Friday, November 25, 2022
BC Platforms (BCP), a global leader in healthcare data management and analytics, today announced that it has been chosen as key partner in a European Commission (EC) project. Under the EC’s Horizon Europe program*, Helsinki University Hospital (HUS), has been awarded a contract to lead a EURO 7 million (approx. USD 7.2 million) consortium project termed ONCOVALUE. BCP will work closely with HUS as a key delivery partner in this major EC project.
ONCOVALUE is an Artificial Intelligence-based framework which assesses, in real-time, real-life effectiveness of novel cancer therapies. It does this by standardising data processing in hospitals enabling them to efficiently measure the cost effectiveness of new cancer therapies for Health Technology Assessment (HTA) and regulatory purposes.
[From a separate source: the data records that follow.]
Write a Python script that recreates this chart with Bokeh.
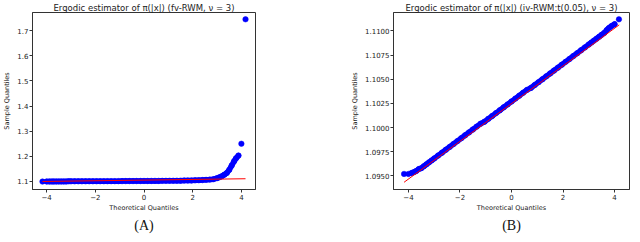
from bokeh.plotting import figure
from bokeh.layouts import row
from bokeh.models import FixedTicker, NumeralTickFormatter, Title, Range1d
from bokeh.embed import file_html
from bokeh.resources import INLINE

# Theoretical quantiles (shared by both panels)
theo_q = [-4.17, -4.0, -3.88, -3.78, -3.7, -3.6, -3.5, -3.4, -3.3, -3.2, -3.1, -3.0,
          -2.85, -2.7, -2.55, -2.4, -2.25, -2.1, -1.95, -1.8, -1.65, -1.5, -1.35, -1.2,
          -1.05, -0.9, -0.75, -0.6, -0.45, -0.3, -0.15, 0.0, 0.15, 0.3, 0.45, 0.6, 0.75,
          0.9, 1.05, 1.2, 1.35, 1.5, 1.65, 1.8, 1.95, 2.1, 2.25, 2.4, 2.55, 2.7, 2.85,
          3.0, 3.1, 3.2, 3.3, 3.4, 3.5, 3.6, 3.7, 3.78, 3.88, 4.0, 4.17]

# Panel A: fv-RWM sample quantiles
sample_a = [1.0995, 1.0998, 1.0999, 1.1000, 1.1000, 1.1001, 1.1002, 1.1002, 1.1003, 1.1003,
            1.1004, 1.1004, 1.1005, 1.1006, 1.1006, 1.1007, 1.1008, 1.1008, 1.1009, 1.1010,
            1.1010, 1.1011, 1.1012, 1.1012, 1.1013, 1.1014, 1.1015, 1.1015, 1.1016, 1.1017,
            1.1018, 1.1019, 1.1020, 1.1021, 1.1022, 1.1023, 1.1024, 1.1025, 1.1027, 1.1028,
            1.1030, 1.1032, 1.1034, 1.1037, 1.1040, 1.1044, 1.1049, 1.1055, 1.1063, 1.1073,
            1.1090, 1.1130, 1.1170, 1.1210, 1.1270, 1.1340, 1.1460, 1.1630, 1.1800, 1.1920,
            1.2030, 1.2500, 1.7450]
dense_a = (1, 61)   # index span where the sample points overlap into a solid band
line_a_x = [-4.17, 4.17]
line_a_y = [1.0999, 1.1108]

# Panel B: iv-RWM:t(0.05) sample quantiles
sample_b = [1.0952, 1.0952, 1.0953, 1.0954, 1.0955, 1.0957, 1.0958, 1.0960, 1.0962, 1.0964,
            1.0966, 1.0968, 1.0971, 1.0974, 1.0977, 1.0980, 1.0983, 1.0986, 1.0989, 1.0992,
            1.0995, 1.0998, 1.1001, 1.1004, 1.1006, 1.1009, 1.1012, 1.1015, 1.1018, 1.1021,
            1.1024, 1.1027, 1.1030, 1.1033, 1.1036, 1.1039, 1.1041, 1.1044, 1.1047, 1.1050,
            1.1053, 1.1056, 1.1059, 1.1062, 1.1065, 1.1068, 1.1071, 1.1074, 1.1077, 1.1080,
            1.1083, 1.1086, 1.1088, 1.1090, 1.1092, 1.1094, 1.1096, 1.1098, 1.1101, 1.1103,
            1.1105, 1.1107, 1.1112]
dense_b = (2, 62)
line_b_x = [-4.17, 4.18]
line_b_y = [1.09434, 1.11063]

x_ticks = [-4, -2, 0, 2, 4]
x_tick_labels = {-4: "\u22124", -2: "\u22122", 0: "0", 2: "2", 4: "4"}
y_ticks_a = [1.1, 1.2, 1.3, 1.4, 1.5, 1.6, 1.7]
y_ticks_b = [1.095, 1.0975, 1.1, 1.1025, 1.105, 1.1075, 1.11]

FONT = "DejaVu Sans"
AX = "#333333"
BLUE = "#0000ff"


def make_panel(title, xs, ys, dense, lx, ly, yr, yticks, yfmt, tag, w, bl, br):
    p = figure(width=w, height=234, output_backend="svg", toolbar_location=None,
               x_range=Range1d(-4.58, 4.58), y_range=Range1d(*yr),
               min_border_left=bl, min_border_right=br, min_border_top=4,
               min_border_bottom=20)
    p.title.text = title
    p.title.align = "center"
    p.title.text_font = FONT
    p.title.text_font_size = "8.5px"
    p.title.text_font_style = "normal"
    p.title.text_color = "#222222"
    p.title.standoff = 0
    p.grid.visible = False
    p.outline_line_color = AX
    p.outline_line_width = 1
    for ax in (p.xaxis[0], p.yaxis[0]):
        ax.axis_line_color = AX
        ax.major_tick_line_color = AX
        ax.minor_tick_line_color = None
        ax.major_tick_out = 3
        ax.major_tick_in = 0
        ax.major_label_text_font = FONT
        ax.major_label_text_font_size = "7px"
        ax.major_label_text_color = "#222222"
        ax.major_label_standoff = 1
        ax.axis_label_text_font = FONT
        ax.axis_label_text_font_size = "6.5px"
        ax.axis_label_text_font_style = "normal"
        ax.axis_label_text_color = "#222222"
        ax.axis_label_standoff = 1
    p.xaxis.ticker = FixedTicker(ticks=x_ticks)
    p.xaxis.major_label_overrides = x_tick_labels
    p.xaxis.axis_label = "Theoretical Quantiles"
    p.yaxis.ticker = FixedTicker(ticks=yticks)
    p.yaxis.formatter = NumeralTickFormatter(format=yfmt)
    p.yaxis.axis_label = "Sample Quantiles"
    p.yaxis.axis_label_standoff = 3
    a, b = dense
    p.line(xs[a:b], ys[a:b], line_color=BLUE, line_width=5.5, line_cap="round",
           line_join="round")
    p.scatter(xs, ys, marker="circle", size=5.5, fill_color=BLUE,
              line_color=BLUE, line_width=0.5)
    p.line(lx, ly, line_color="#ff0000", line_width=1)
    p.add_layout(Title(text=tag, align="center", text_font="Liberation Serif",
                       text_font_size="14px", text_font_style="normal",
                       text_color="#111111", standoff=3), "below")
    return p


p1 = make_panel("Ergodic estimator of \u03c0(|x|) (fv-RWM, \u03bd = 3)",
                theo_q, sample_a, dense_a, line_a_x, line_a_y, (1.068, 1.772),
                y_ticks_a, "0.0", "(A)", 330, 26, 75)
p2 = make_panel("Ergodic estimator of \u03c0(|x|) (iv-RWM:t(0.05), \u03bd = 3)",
                theo_q, sample_b, dense_b, line_b_x, line_b_y, (1.09359, 1.11191),
                y_ticks_b, "0.0000", "(B)", 302, 63, 3)

layout = row(p1, p2)
open("out.html", "w").write(file_html(layout, INLINE))
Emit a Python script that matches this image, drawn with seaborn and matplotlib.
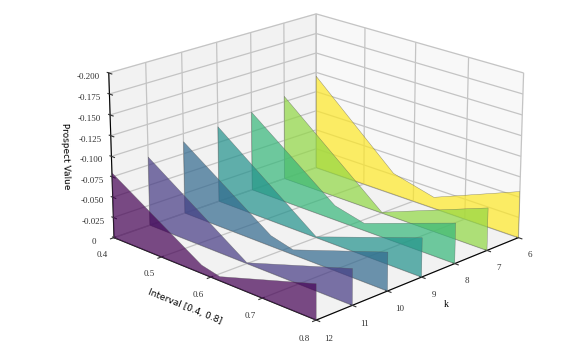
import numpy as np
import matplotlib
matplotlib.use('Agg')
import matplotlib.pyplot as plt
import seaborn as sns
from matplotlib.collections import PolyCollection

k_values = [6, 7, 8, 9, 10, 11, 12]

# pontos: intervalo e valor de cada k
x_k6 = [0.4, 0.56, 0.64, 0.8]
y_k6 = [-0.120, -0.027, -0.014, -0.057]
x_k7 = [0.4, 0.6, 0.8]
y_k7 = [-0.107, -0.001, -0.052]
x_k8 = [0.4, 0.571, 0.629, 0.8]
y_k8 = [-0.100, -0.018, -0.009, -0.049]
x_k9 = [0.4, 0.6, 0.8]
y_k9 = [-0.095, -0.001, -0.047]
x_k10 = [0.4, 0.578, 0.622, 0.8]
y_k10 = [-0.090, -0.013, -0.006, -0.046]
x_k11 = [0.4, 0.6, 0.8]
y_k11 = [-0.085, -0.001, -0.043]
x_k12 = [0.4, 0.582, 0.618, 0.8]
y_k12 = [-0.080, -0.010, -0.005, -0.042]

x_series = [x_k6, x_k7, x_k8, x_k9, x_k10, x_k11, x_k12]
y_series = [y_k6, y_k7, y_k8, y_k9, y_k10, y_k11, y_k12]

x_ticks = [0.4, 0.5, 0.6, 0.7, 0.8]
z_ticks = [0, -0.025, -0.05, -0.075, -0.1, -0.125, -0.15, -0.175, -0.2]
z_labels = ['0', '-0.025', '-0.050', '-0.075', '-0.100', '-0.125', '-0.150', '-0.175', '-0.200']

cores = sns.color_palette('viridis', as_cmap=True)(np.linspace(1, 0, 7))

fig = plt.figure(figsize=(5.71, 3.44), dpi=100)
ax = fig.add_axes([0.06, -0.10, 0.967, 1.257], projection='3d')

verts = []
for xs, ys in zip(x_series, y_series):
    verts.append([(xs[0], 0)] + list(zip(xs, ys)) + [(xs[-1], 0)])

polys = PolyCollection(verts, facecolors=cores, edgecolors='#555555', linewidths=0.3, alpha=0.7)
ax.add_collection3d(polys, zs=k_values, zdir='y')

ax.set_xlim(0.4, 0.8)
ax.set_ylim(12, 6)
ax.set_zlim(0, -0.2)
ax.set_box_aspect((4, 4, 2.42))
ax.view_init(elev=20, azim=-45)

# eixo z do lado esquerdo
ax.zaxis._axinfo['juggled'] = (1, 2, 0)

ax.set_xticks(x_ticks)
ax.set_yticks(k_values)
ax.set_zticks(z_ticks)
ax.set_zticklabels(z_labels)
ax.tick_params(labelsize=6.5, pad=1, colors='#333333')
ax.tick_params(axis='z', pad=0)
for lab in ax.get_xticklabels() + ax.get_yticklabels() + ax.get_zticklabels():
    lab.set_family('Liberation Serif')

ax.set_xlabel('Interval [0.4, 0.8]', fontsize=6.5, labelpad=-2)
ax.set_ylabel('k', fontsize=7, labelpad=-3, family='Liberation Serif')
ax.set_zlabel('Prospect Value', fontsize=6.5, labelpad=-3)

ax.xaxis.set_pane_color('#f2f2f2')
ax.yaxis.set_pane_color('#f8f8f8')
ax.zaxis.set_pane_color('#f2f2f2')
for eixo in [ax.xaxis, ax.yaxis, ax.zaxis]:
    eixo._axinfo['grid']['color'] = '#c4c4c4'
    eixo._axinfo['grid']['linewidth'] = 0.9

fig.savefig('out.png', dpi=100)
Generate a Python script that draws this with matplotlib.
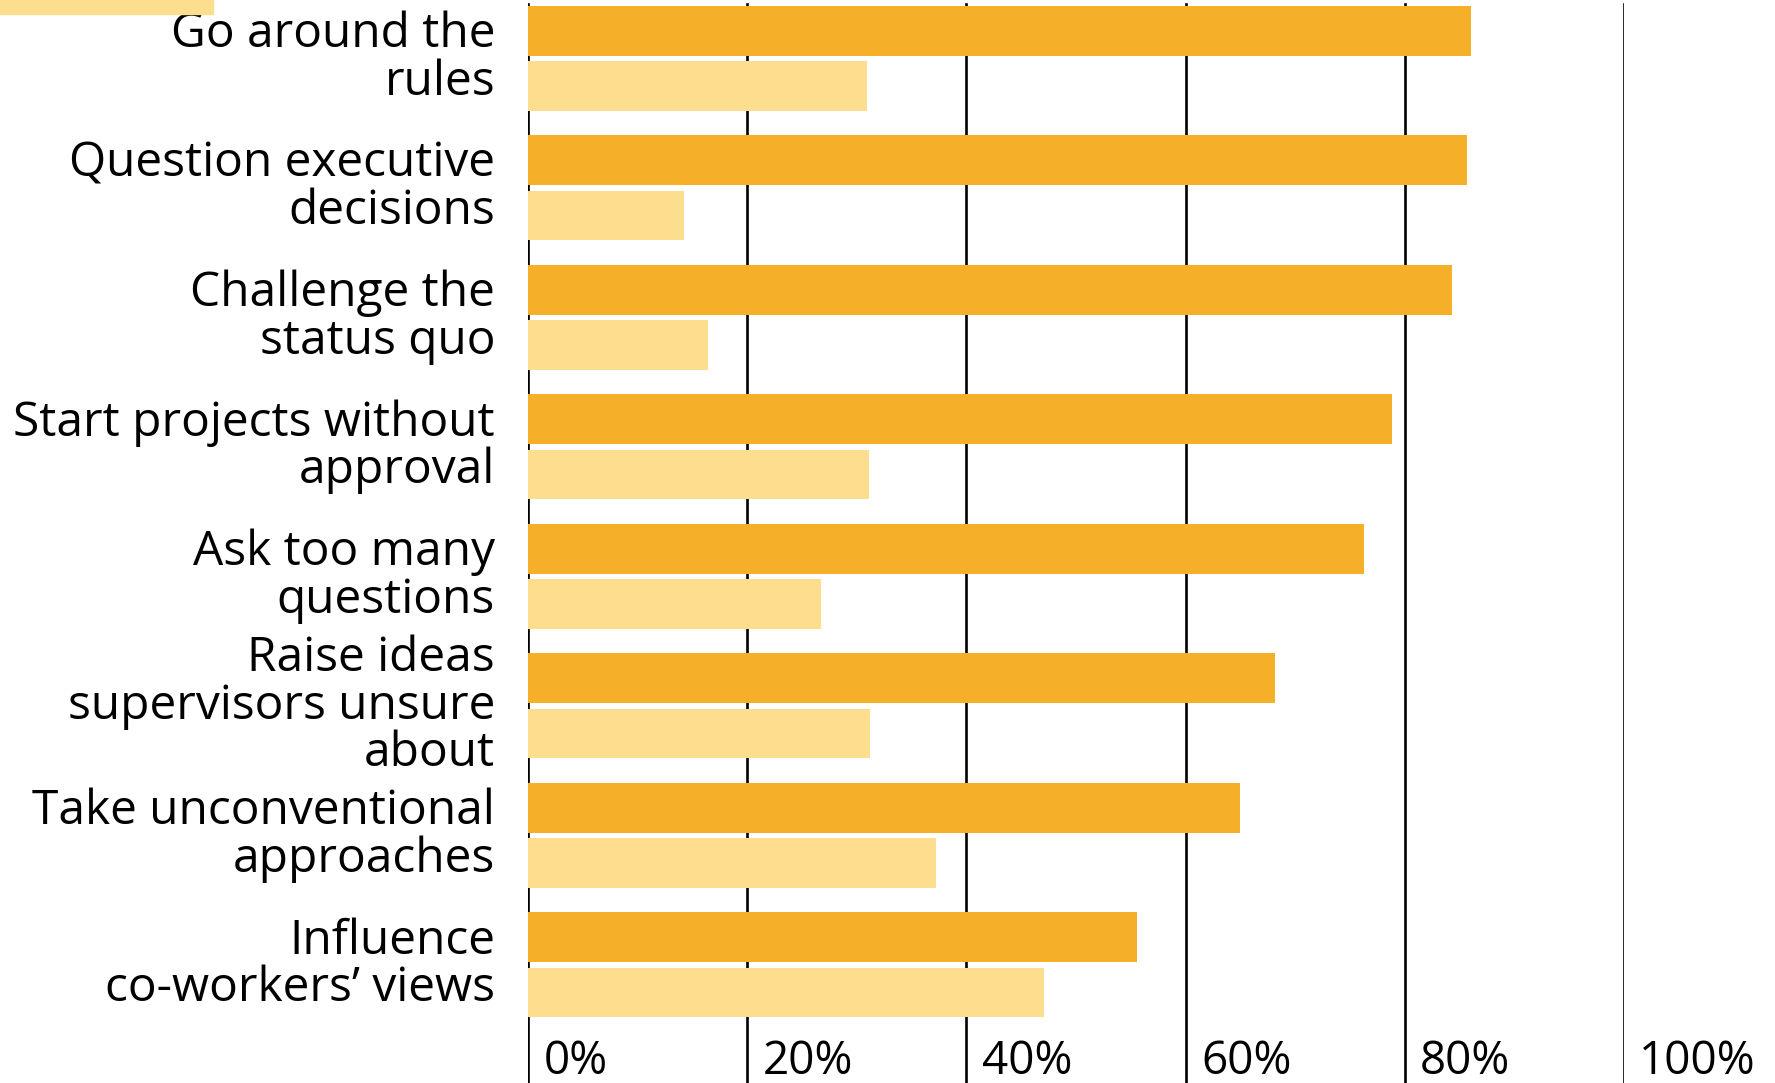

BCP will aid in core aspects of the project, including creating the technical architecture and providing the data analysis, to ensure this technology can transform unstructured patient data from medical notes and images into structured data and real-world evidence (RWE) that clinicians can use in treatment management and with health regulatory and HTA bodies
Tero Silvola, CEO of BC Platforms, said, “This latest partnership with ONCOVALUE is part of our rapidly expanding Trusted Collaborative Environment solution. I’m proud our sophisticated healthcare data management and analytics products have been recognised by this significant, four-year, Horizon Europe project. By opening the door to widespread regulatory and HTA integration of real-world data, ONCOVALUE should lead to better, more environmentally sustainable therapies, technologies, and digital solutions for cancer care.”
Johanna Mattson, HUS’s Senior Medical Director in Oncology, said, “ONCOVALUE aims to develop novel AI-based tools to automate the collection and analytics of clinical data. This will contribute to the increased cost-effectiveness and sustainability of European cancer care. Systematic collection and evaluation of patient reported outcomes should lead to improved health and well-being and should reduce the growing global burden of cancer treatment.”
The ONCOVALUE consortium is made up of eleven institutions and companies in Finland, The Netherlands, Denmark, Portugal, and Italy. Over the four-year project span, annually around 40,000 European patients will participate from hospitals in the consortium.